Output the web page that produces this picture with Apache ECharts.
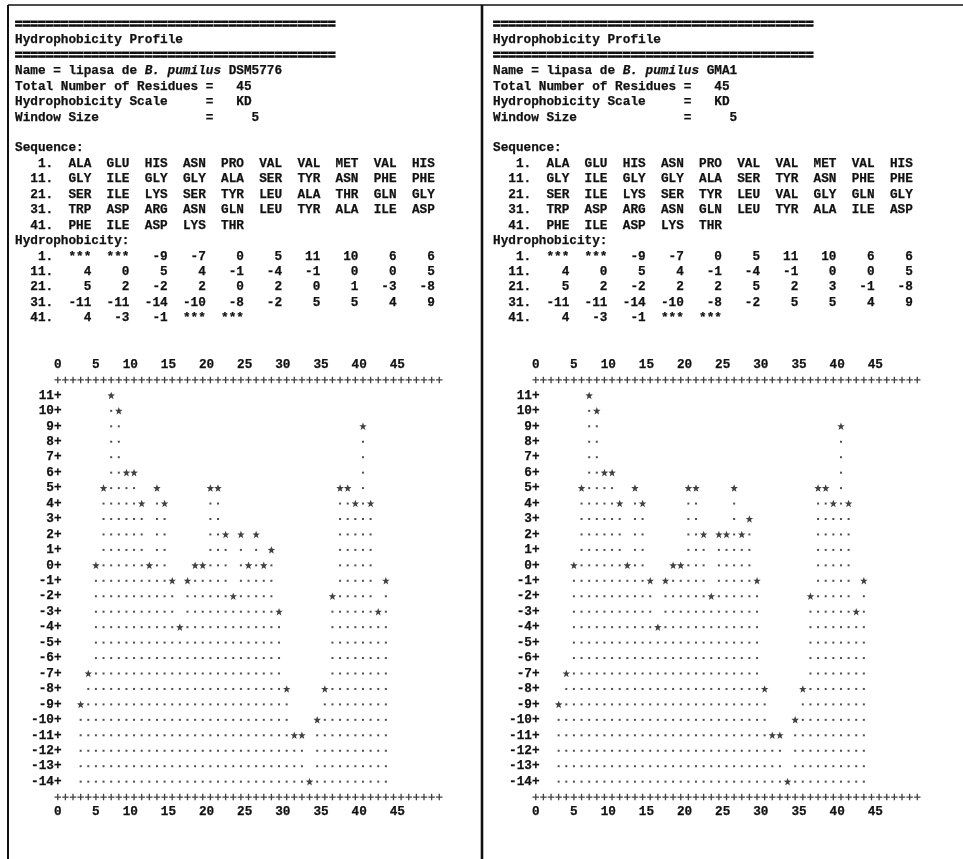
<!DOCTYPE html>
<html>
<head>
<meta charset="utf-8">
<script src="https://cdn.jsdelivr.net/npm/echarts@6/dist/echarts.min.js"></script>
<style>
  html, body { margin: 0; padding: 0; background: #ffffff; }
  #chart { width: 963px; height: 859px; }
</style>
</head>
<body>
<div id="chart"></div>
<script>
// ---- data -------------------------------------------------------------
const seqRowStarts = [1, 11, 21, 31, 41];

const sequenceA = [
  'ALA','GLU','HIS','ASN','PRO','VAL','VAL','MET','VAL','HIS',
  'GLY','ILE','GLY','GLY','ALA','SER','TYR','ASN','PHE','PHE',
  'SER','ILE','LYS','SER','TYR','LEU','ALA','THR','GLN','GLY',
  'TRP','ASP','ARG','ASN','GLN','LEU','TYR','ALA','ILE','ASP',
  'PHE','ILE','ASP','LYS','THR'
];
const sequenceB = [
  'ALA','GLU','HIS','ASN','PRO','VAL','VAL','MET','VAL','HIS',
  'GLY','ILE','GLY','GLY','ALA','SER','TYR','ASN','PHE','PHE',
  'SER','ILE','LYS','SER','TYR','LEU','VAL','GLY','GLN','GLY',
  'TRP','ASP','ARG','ASN','GLN','LEU','TYR','ALA','ILE','ASP',
  'PHE','ILE','ASP','LYS','THR'
];

// null = window not defined at this residue (printed as ***)
const hydroA = [
  null, null, -9, -7, 0, 5, 11, 10, 6, 6,
  4, 0, 5, 4, -1, -4, -1, 0, 0, 5,
  5, 2, -2, 2, 0, 2, 0, 1, -3, -8,
  -11, -11, -14, -10, -8, -2, 5, 5, 4, 9,
  4, -3, -1, null, null
];
const hydroB = [
  null, null, -9, -7, 0, 5, 11, 10, 6, 6,
  4, 0, 5, 4, -1, -4, -1, 0, 0, 5,
  5, 2, -2, 2, 2, 5, 2, 3, -1, -8,
  -11, -11, -14, -10, -8, -2, 5, 5, 4, 9,
  4, -3, -1, null, null
];

const xTickLabels = [0, 5, 10, 15, 20, 25, 30, 35, 40, 45];
const yTickLabels = [11, 10, 9, 8, 7, 6, 5, 4, 3, 2, 1, 0, -1, -2, -3, -4, -5, -6, -7, -8, -9, -10, -11, -12, -13, -14];

// ---- layout: the listing is a fixed character grid --------------------
const PANEL_DX = 478;
const X0 = 15;            // left margin of the listing
const CW = 7.63;          // character advance
const LH = 15.45;         // line pitch
const LINE0_Y = 24.6;     // centre of the first listing line
const lineY = k => LINE0_Y + k * LH;

const FONT_PX = CW / 0.6;
const MONO = '"Liberation Mono", "DejaVu Sans Mono", monospace';
const FONT = 'bold ' + FONT_PX.toFixed(2) + 'px ' + MONO;
const ITAL_FONT = 'italic bold ' + FONT_PX.toFixed(2) + 'px ' + MONO;
const INK = '#111111';

// plot: residue i sits in character column 5 + i, value 11 on line 24
const COL0_X = X0 + 5.5 * CW + 0.8;
const X_MAX = 50, Y_TOP = 12, Y_BOT = -15, Y_FLOOR = -14;
const ROW11_LINE = 24;

const STAR = 'path://M0,-5 L1.3,-1.7 L4.8,-1.6 L2,0.6 L3,4.2 L0,2.1 L-3,4.2 L-2,0.6 L-4.8,-1.6 L-1.3,-1.7 Z';
const PLUS = 'path://M-0.8,-4 L0.8,-4 L0.8,-0.8 L4,-0.8 L4,0.8 L0.8,0.8 L0.8,4 L-0.8,4 L-0.8,0.8 L-4,0.8 L-4,-0.8 L-0.8,-0.8 Z';

// ---- helpers ----------------------------------------------------------
const pad = (s, n) => String(s).padStart(n, ' ');

function starPoints(vals) {
  const pts = [];
  vals.forEach((v, i) => { if (v !== null) pts.push([i + 1, v]); });
  return pts;
}
function dotPoints(vals) {
  const pts = [];
  vals.forEach((v, i) => {
    if (v === null) return;
    for (let y = Y_FLOOR; y < v; y++) pts.push([i + 1, y]);
  });
  return pts;
}
function framePoints() {
  const pts = [];
  for (let c = 0; c <= X_MAX; c++) { pts.push([c, Y_TOP]); pts.push([c, Y_BOT]); }
  return pts;
}
function text(x, y, s, font, extra) {
  return {
    type: 'text', x: x, y: y, silent: true,
    style: Object.assign({
      text: s, font: font || FONT, fill: INK, stroke: INK, lineWidth: 0.25,
      align: 'left', verticalAlign: 'middle'
    }, extra || {})
  };
}

// ---- listing text ------------------------------------------------------
function panelText(ox, seq, hydro, strain) {
  const g = [];
  const x0 = X0 + ox;
  const rule = '='.repeat(42);
  g.push(text(x0, lineY(0), rule, FONT, { lineWidth: 1.1 }));
  g.push(text(x0, lineY(1), 'Hydrophobicity Profile'));
  g.push(text(x0, lineY(2), rule, FONT, { lineWidth: 1.1 }));
  const pre = 'Name = lipasa de ';
  g.push(text(x0, lineY(3), pre));
  g.push(text(x0 + pre.length * CW, lineY(3), 'B. pumilus', ITAL_FONT));
  g.push(text(x0 + (pre.length + 11) * CW, lineY(3), strain));
  g.push(text(x0, lineY(4), 'Total Number of Residues =' + pad(seq.length, 5)));
  g.push(text(x0, lineY(5), 'Hydrophobicity Scale     =' + pad('KD', 5)));
  g.push(text(x0, lineY(6), 'Window Size              =' + pad(5, 6)));

  g.push(text(x0, lineY(8), 'Sequence:'));
  seqRowStarts.forEach((start, r) => {
    const cells = seq.slice(start - 1, start + 9).map(s => pad(s, 5)).join('');
    g.push(text(x0, lineY(9 + r), pad(start, 4) + '.' + cells));
  });
  g.push(text(x0, lineY(14), 'Hydrophobicity:'));
  seqRowStarts.forEach((start, r) => {
    const cells = hydro.slice(start - 1, start + 9).map(v => pad(v === null ? '***' : v, 5)).join('');
    g.push(text(x0, lineY(15 + r), pad(start, 4) + '.' + cells));
  });
  return g;
}

// ---- chart -------------------------------------------------------------
const panels = [
  { ox: 0, seq: sequenceA, hydro: hydroA, strain: 'DSM5776' },
  { ox: PANEL_DX, seq: sequenceB, hydro: hydroB, strain: 'GMA1' }
];

const grids = [], xAxes = [], yAxes = [], series = [];
let graphics = [
  { type: 'line', silent: true, shape: { x1: 8, y1: 5, x2: 963, y2: 5 }, style: { stroke: INK, lineWidth: 1.6 } },
  { type: 'line', silent: true, shape: { x1: 8, y1: 5, x2: 8, y2: 859 }, style: { stroke: INK, lineWidth: 2 } },
  { type: 'line', silent: true, shape: { x1: 482, y1: 5, x2: 482, y2: 859 }, style: { stroke: INK, lineWidth: 2.6 } }
];

const labelStyle = {
  color: INK, fontFamily: MONO, fontWeight: 'bold', fontSize: FONT_PX,
  textBorderColor: INK, textBorderWidth: 0.25
};

const gridTop = lineY(ROW11_LINE - (Y_TOP - 11));
const gridHeight = (Y_TOP - Y_BOT) * LH;

panels.forEach((p, k) => {
  grids.push({
    left: COL0_X + p.ox,
    top: gridTop,
    width: X_MAX * CW,
    height: gridHeight,
    containLabel: false
  });
  ['bottom', 'top'].forEach(pos => {
    xAxes.push({
      type: 'value', gridIndex: k, position: pos, min: 0, max: X_MAX, interval: 5,
      axisLine: { show: false }, axisTick: { show: false }, splitLine: { show: false },
      axisLabel: Object.assign({
        margin: 8.5,
        showMinLabel: true, showMaxLabel: true,
        // numbers end in their own column, as in the printed ruler
        formatter: v => (xTickLabels.indexOf(v) >= 0 ? (v >= 10 ? v + ' ' : String(v)) : '')
      }, labelStyle)
    });
  });
  yAxes.push({
    type: 'value', gridIndex: k, min: Y_BOT, max: Y_TOP, interval: 1,
    axisLine: { show: false }, axisTick: { show: false }, splitLine: { show: false },
    axisLabel: Object.assign({
      margin: -CW / 2,
      formatter: v => (yTickLabels.indexOf(v) >= 0 ? v + '+' : '')
    }, labelStyle)
  });
  const common = { type: 'scatter', xAxisIndex: 2 * k, yAxisIndex: k, silent: true, animation: false, clip: false };
  series.push(Object.assign({}, common, {
    name: 'frame' + k, symbol: PLUS, symbolSize: 6.5, itemStyle: { color: INK }, data: framePoints()
  }));
  series.push(Object.assign({}, common, {
    name: 'fill' + k, symbol: 'rect', symbolSize: [2, 2], itemStyle: { color: '#222222' }, data: dotPoints(p.hydro)
  }));
  series.push(Object.assign({}, common, {
    name: 'profile' + k, symbol: STAR, symbolSize: 7.5, itemStyle: { color: INK }, data: starPoints(p.hydro)
  }));
  graphics = graphics.concat(panelText(p.ox, p.seq, p.hydro, p.strain));
});

const chart = echarts.init(document.getElementById('chart'), null, { renderer: 'canvas', width: 963, height: 859 });
chart.setOption({
  backgroundColor: '#ffffff',
  animation: false,
  grid: grids,
  xAxis: xAxes,
  yAxis: yAxes,
  series: series,
  graphic: graphics
});
</script>
</body>
</html>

● **TASK DIRECTIONS**: From the listing, copy every line where the string "this" appears.

● **WRITTEN RESPONSE**:
Output the web page that produces this picture with Apache ECharts.
// null = window not defined at this residue (printed as ***)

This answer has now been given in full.